** Short task **
Go through the material and write it all out exactly, minus the pictures.

# # # # # # #

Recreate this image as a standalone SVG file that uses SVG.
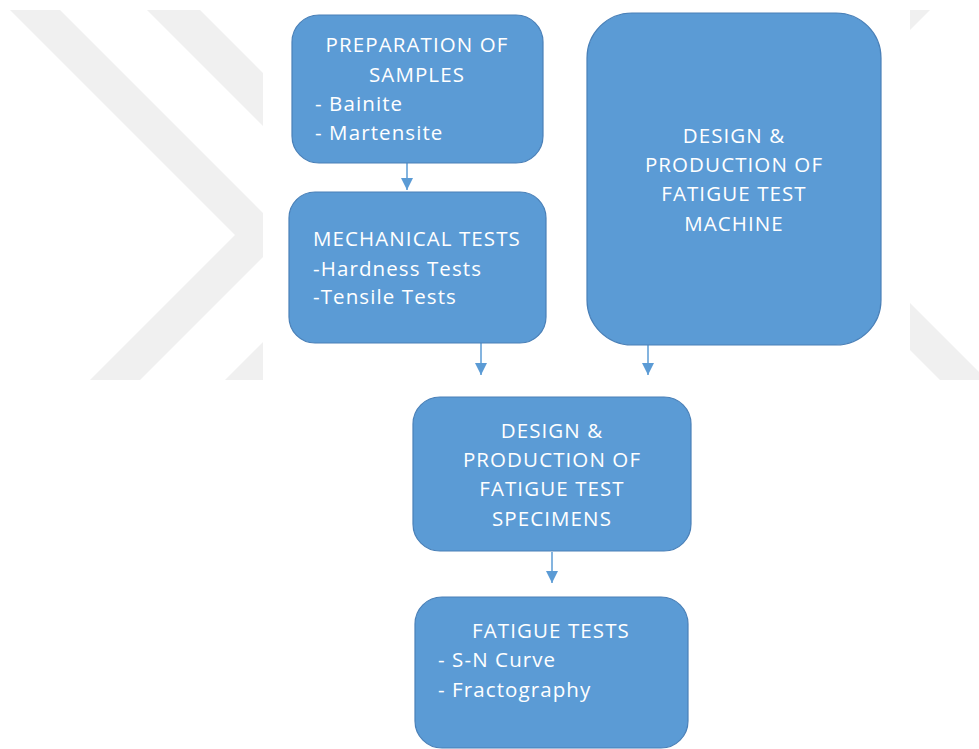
<svg xmlns="http://www.w3.org/2000/svg" width="979" height="749" viewBox="0 0 979 749">
<style>
.wm{fill:#f0f0f0}
.box{fill:#5b9bd5;stroke:#4a80b8;stroke-width:1.2}
.t{font-family:"Open Sans","Noto Sans",sans-serif;font-size:20.5px;fill:#ffffff;letter-spacing:1.1px}
.c{text-anchor:middle}
.conn line{stroke:#5b9bd5;stroke-width:1.5}
</style>
<defs>
<marker id="ah" viewBox="0 0 12 12" refX="12" refY="6" markerWidth="12" markerHeight="12" markerUnits="userSpaceOnUse" orient="auto">
<path d="M0,0 L12,6 L0,12 Z" fill="#5b9bd5"/>
</marker>
<clipPath id="wl"><rect x="0" y="10" width="263" height="370"/></clipPath>
</defs>
<rect width="979" height="749" fill="#ffffff"/>
<g id="watermark">
<g clip-path="url(#wl)">
<polygon class="wm" points="10,10 60,10 285,235 140,380 90,380 235,235"/>
<polygon class="wm" points="147,10 200,10 424,234 278,380 225,380 371,234"/>
</g>
<polygon class="wm" points="910,303 979,372 979,380 940,380 910,350"/>
<polygon class="wm" points="910,10 930,10 910,30"/>
</g>
<g id="connectors" class="conn">
<line x1="407" y1="163" x2="407" y2="190" marker-end="url(#ah)"/>
<line x1="481" y1="343" x2="481" y2="375" marker-end="url(#ah)"/>
<line x1="648" y1="345" x2="648" y2="375" marker-end="url(#ah)"/>
<line x1="552" y1="552" x2="552" y2="583" marker-end="url(#ah)"/>
</g>
<g id="prep">
<rect class="box" x="292" y="15" width="251" height="148" rx="27"/>
<text class="t c" x="417" y="52">PREPARATION OF</text>
<text class="t c" x="417" y="81.5">SAMPLES</text>
<text class="t" x="315" y="110.5">- Bainite</text>
<text class="t" x="315" y="140">- Martensite</text>
</g>
<g id="mech">
<rect class="box" x="289" y="192" width="257" height="151" rx="26"/>
<text class="t" x="313" y="245.5">MECHANICAL TESTS</text>
<text class="t" x="313" y="275.5">-Hardness Tests</text>
<text class="t" x="313" y="304">-Tensile Tests</text>
</g>
<g id="machine">
<rect class="box" x="587" y="13" width="294" height="332" rx="45"/>
<text class="t c" x="734" y="142.5">DESIGN &amp;</text>
<text class="t c" x="734" y="172">PRODUCTION OF</text>
<text class="t c" x="734" y="201">FATIGUE TEST</text>
<text class="t c" x="734" y="230.5">MACHINE</text>
</g>
<g id="specimens">
<rect class="box" x="413" y="397" width="278" height="154" rx="27"/>
<text class="t c" x="552" y="437.5">DESIGN &amp;</text>
<text class="t c" x="552" y="467">PRODUCTION OF</text>
<text class="t c" x="552" y="496">FATIGUE TEST</text>
<text class="t c" x="552" y="525.5">SPECIMENS</text>
</g>
<g id="fatigue">
<rect class="box" x="415" y="597" width="273" height="151" rx="27"/>
<text class="t c" x="551" y="637.5">FATIGUE TESTS</text>
<text class="t" x="438" y="667">- S-N Curve</text>
<text class="t" x="438" y="696.5">- Fractography</text>
</g>
</svg>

# # # # # # #

** Exercise result **
Recreate this image as a standalone SVG file that uses SVG.
<svg xmlns="http://www.w3.org/2000/svg" width="979" height="749" viewBox="0 0 979 749">
<style>
.wm{fill:#f0f0f0}
.box{fill:#5b9bd5;stroke:#4a80b8;stroke-width:1.2}
.t{font-family:"Open Sans","Noto Sans",sans-serif;font-size:20.5px;fill:#ffffff;letter-spacing:1.1px}
.c{text-anchor:middle}
.conn line{stroke:#5b9bd5;stroke-width:1.5}
</style>
<defs>
<marker id="ah" viewBox="0 0 12 12" refX="12" refY="6" markerWidth="12" markerHeight="12" markerUnits="userSpaceOnUse" orient="auto">
<path d="M0,0 L12,6 L0,12 Z" fill="#5b9bd5"/>
</marker>
<clipPath id="wl"><rect x="0" y="10" width="263" height="370"/></clipPath>
</defs>
<rect width="979" height="749" fill="#ffffff"/>
<g id="watermark">
<g clip-path="url(#wl)">
<polygon class="wm" points="10,10 60,10 285,235 140,380 90,380 235,235"/>
<polygon class="wm" points="147,10 200,10 424,234 278,380 225,380 371,234"/>
</g>
<polygon class="wm" points="910,303 979,372 979,380 940,380 910,350"/>
<polygon class="wm" points="910,10 930,10 910,30"/>
</g>
<g id="connectors" class="conn">
<line x1="407" y1="163" x2="407" y2="190" marker-end="url(#ah)"/>
<line x1="481" y1="343" x2="481" y2="375" marker-end="url(#ah)"/>
<line x1="648" y1="345" x2="648" y2="375" marker-end="url(#ah)"/>
<line x1="552" y1="552" x2="552" y2="583" marker-end="url(#ah)"/>
</g>
<g id="prep">
<rect class="box" x="292" y="15" width="251" height="148" rx="27"/>
<text class="t c" x="417" y="52">PREPARATION OF</text>
<text class="t c" x="417" y="81.5">SAMPLES</text>
<text class="t" x="315" y="110.5">- Bainite</text>
<text class="t" x="315" y="140">- Martensite</text>
</g>
<g id="mech">
<rect class="box" x="289" y="192" width="257" height="151" rx="26"/>
<text class="t" x="313" y="245.5">MECHANICAL TESTS</text>
<text class="t" x="313" y="275.5">-Hardness Tests</text>
<text class="t" x="313" y="304">-Tensile Tests</text>
</g>
<g id="machine">
<rect class="box" x="587" y="13" width="294" height="332" rx="45"/>
<text class="t c" x="734" y="142.5">DESIGN &amp;</text>
<text class="t c" x="734" y="172">PRODUCTION OF</text>
<text class="t c" x="734" y="201">FATIGUE TEST</text>
<text class="t c" x="734" y="230.5">MACHINE</text>
</g>
<g id="specimens">
<rect class="box" x="413" y="397" width="278" height="154" rx="27"/>
<text class="t c" x="552" y="437.5">DESIGN &amp;</text>
<text class="t c" x="552" y="467">PRODUCTION OF</text>
<text class="t c" x="552" y="496">FATIGUE TEST</text>
<text class="t c" x="552" y="525.5">SPECIMENS</text>
</g>
<g id="fatigue">
<rect class="box" x="415" y="597" width="273" height="151" rx="27"/>
<text class="t c" x="551" y="637.5">FATIGUE TESTS</text>
<text class="t" x="438" y="667">- S-N Curve</text>
<text class="t" x="438" y="696.5">- Fractography</text>
</g>
</svg>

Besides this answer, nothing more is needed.